Yet for all this, Pryor has seldom, if ever, been fully credited for his immense acting skills. Though many celebrate his comedy, it was Pryor’s acting ability in conjunction with his comedic timing that made him such a formidable talent. His improvisational flow as Slim in The Mack (1973) could serve as a method acting lesson for aspiring thespians, while his brief, but charismatic appearances in films like Uptown Saturday Night (1974) and Car Wash (1976) basically steal the show. Films like Silver Streak (1976) and Stir Crazy (1980) would feature Pryor in a successful buddy-flick duo with actor Gene Wilder. Pryor played three different, equally hilarious characters in Which Way is Up (1977). However, it is Pryor’s dramatic work in a film like Blue Collar (1978) that clearly shows that he was more than just another funny man. Watching Pryor lay back in the cut among the star-studded ensemble of Murphy, Redd Foxx and Della Reese, in Harlem Nights (1989) is but another example of his underrated abilities as a dramatic actor.
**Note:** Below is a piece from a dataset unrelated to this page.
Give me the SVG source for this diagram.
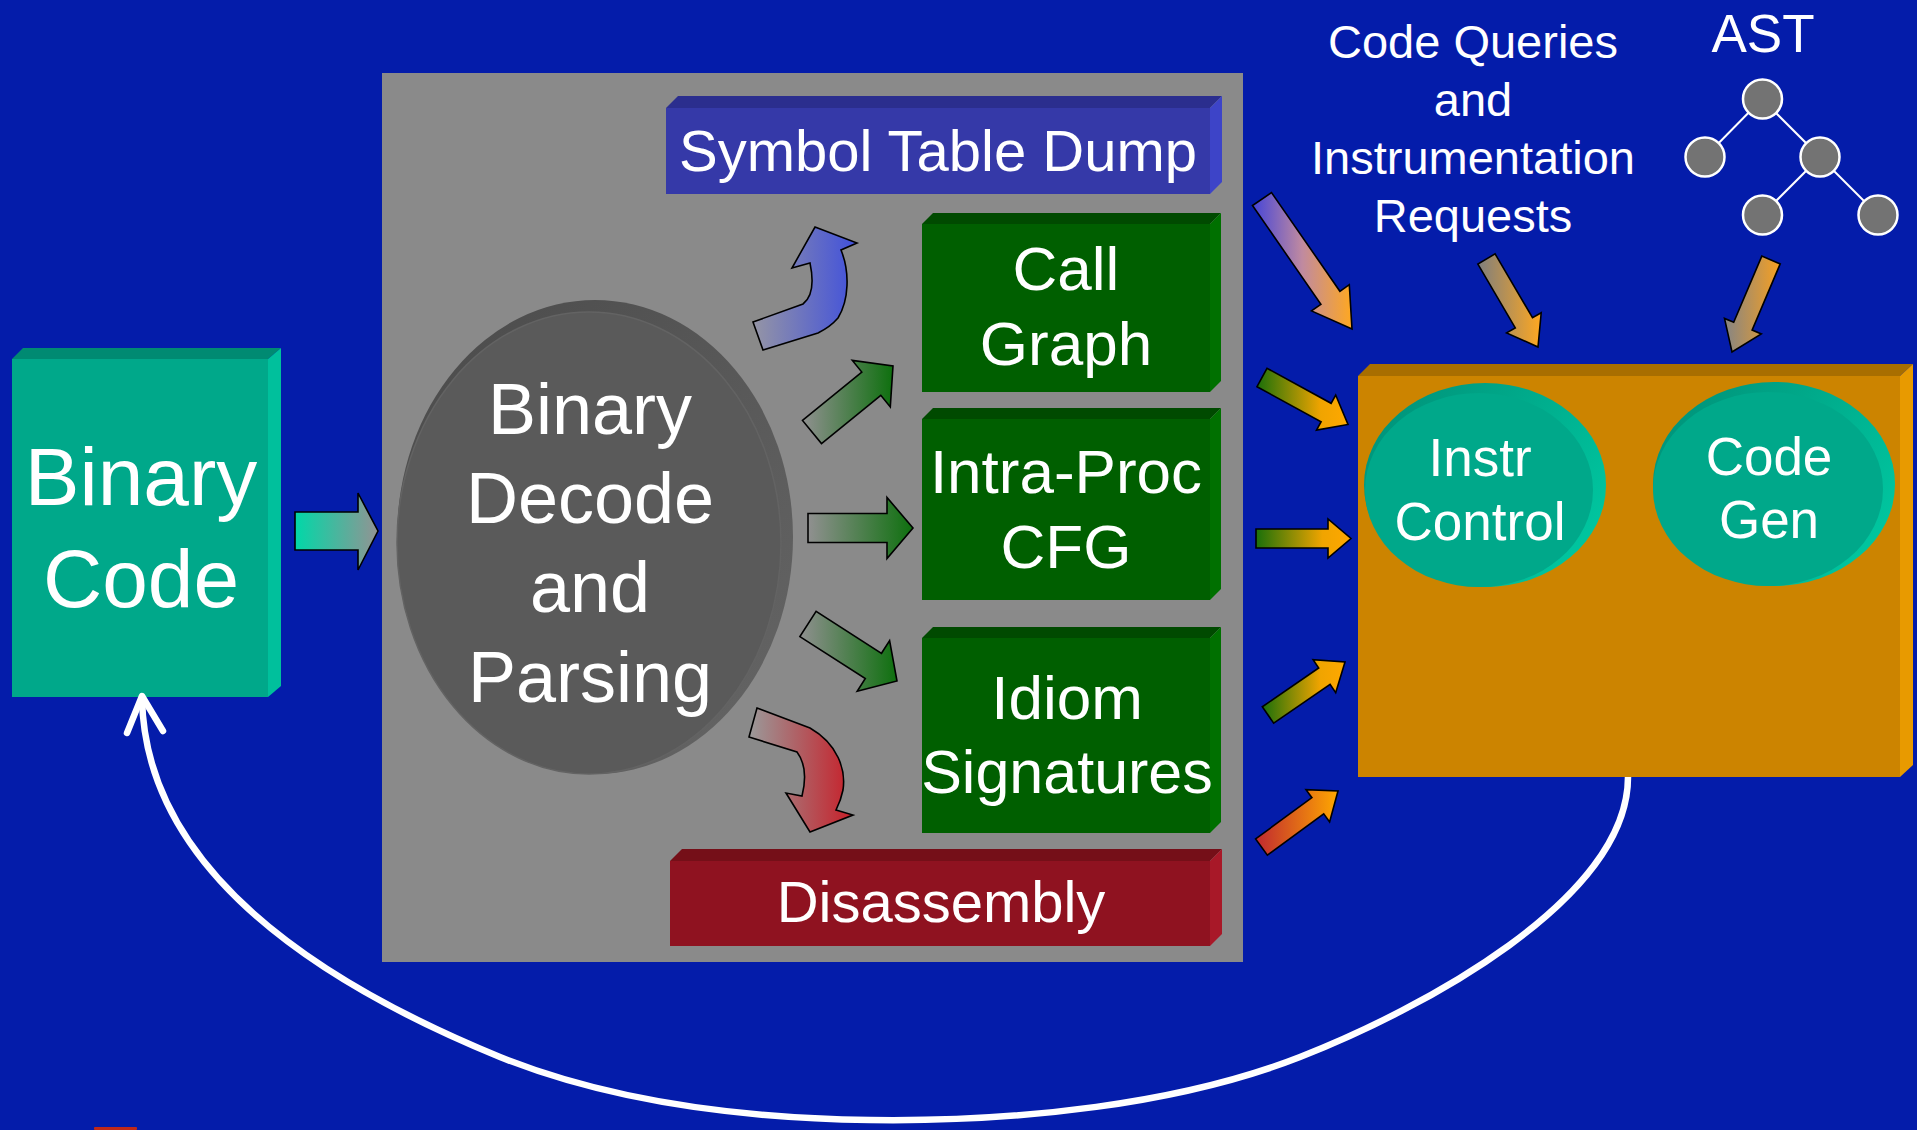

For all this dramatic work, Pryor will always be known as a comedian, first and foremost. His comedy work has been recognized across the board, from receiving the inaugural Mark Twain Prize for American Humor from the Kennedy Center in 1998, to being cited as a major influence by virtually every comedian working today. One can hear echoes of Pryor in some unexpected places, like Billy Bob Thornton’s memorable character, Carl, appropriating Pryor’s famous “Yeah, and it’s deep, too,” joke in Sling Blade (1997). Pryor’s iconic status continues to live with us as indicated most recently by the ubiquitous Richard Pryor T-shirt in Judd Apatow’s Superbad (2007).
The film Richard Pryor: Live in Concert debuted in 1979, featuring one of Pryor’s live standup performances from a 1978 Long Beach, Calif., show. Live in Concert marked the first time that the film of a live comedy performance would serve as a feature film. Pryor is at his best as he walks the stage in his red, silk shirt making fun of himself, talking in unvarnished terms about race—and even giving a shoutout to former Black Panther Party leader Huey P. Newton, who is sitting in the audience that night. The film cost very little to produce, but it quickly made a grip at the box office, setting the standard for future standup comedy concert films to come.
Pryor, of course, made his name as a standup comedian, long before appearing in film. Though he began his early career in the 1960s as an imitator of the much more mainstream Bill Cosby, Pryor would transform his routine by the early 1970s after having spent time with people like Newton and the Panthers in the Bay Area during this particularly militant phase of the Black Power struggle. His ‘70s-era comedy albums are nothing short of masterpieces. Albums like Craps (1971); That Nigger’s Crazy (1974); …Is It Something I Said? (1975); Bicentennial Nigger (1976); and Wanted: Live in Concert (1978) form the core of his incredible body of work.